Jumat, 05 Oktober 2007

Resensi Buku



PERSPEKTIF JAGAT WALIKAN GAYA PUTU

Oleh Ahmad Suyudi Omar*)





Judul         : TEROR
Genre       :  Novel
Penulis     :  Putu Wijaya
Penerbit   :  Pustaka Jaya
Tahun       : 1991
Tebal        : 147


SERIBU satu macam masalah dan persoalan akan selalu menghadang dan harus dihadapi oleh sepasang suami-istri yang tengah menjalin cinta, mengarungi samudra kehidupan berumah tangga. Konflik baik disadari maupun tidak suatu saat akan menjadi ’bom waktu’ yang suatu saat pula dapat meledak dan dapat memperok-porandakan mahligai rumah tangga mereka, kalau sebelumnya tidak diadakan siasat yang baik dalam mengantisipasinya.
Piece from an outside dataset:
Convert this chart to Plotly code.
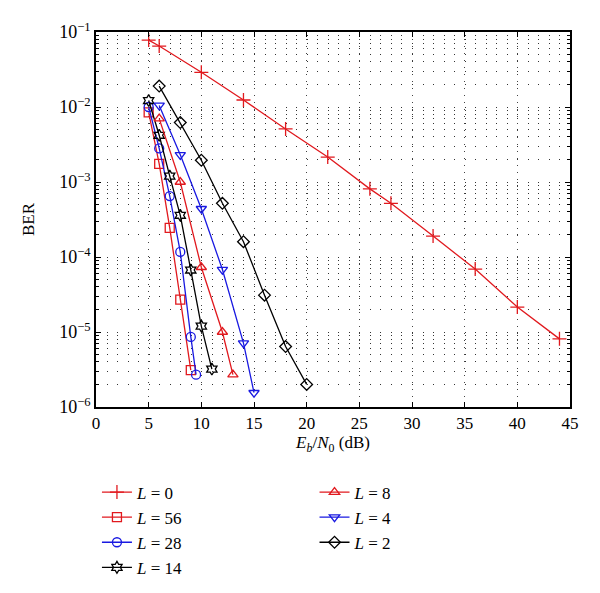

Bermacam-macam persoalan, dari masalah kebutuhan ekonomi, sandang, pangan, dan kebutuhan akan tempat tinggal (papan), masalah kebutuhan batiniah, masalah keturunan, iri, dengki, cemburu, masalah orang ketiga (the other man/woman) hingga masalah kemandulan, impotensi atau lemah syahwat, dan sebagainya dan sebagainya. Semua bisa saja datang secara tiba-tiba dan tak dinyan-nyana
.
Bertolak dari berbagai ragam bentuk masalah dan persoalan kehidupan tersebut novel esai Putu Wijaya ini berusaha membongkarnya secara panjang lebar lewat beraneka ragam karakter tokoh-tokoh ceritanya.

Secara struktural novel ini terbangun oleh limabelas bagian yang pada setiap bagiannya berbentuk esai. Tampaknya Putu Wijaya sengaja tidak mencantumkan judul-judul pada setiap bagian dari novel ini, dengan maksud kesemuanya esai-esai itu akan menjadi satu-kesatuan dalam variasi (unity in variation) dan terbentuklah sebuah bangunan cerita yang satu bagian dengan bagian lain atau berikutnya akan saling berkesinambungan. Dan itu pun jika pembaca bersedia membaca secara utuh keseluruhan novel-esai ini. Ternyata di sinilah sebetulnya letak dari nilai sastra-nya karya Putu yang satu ini.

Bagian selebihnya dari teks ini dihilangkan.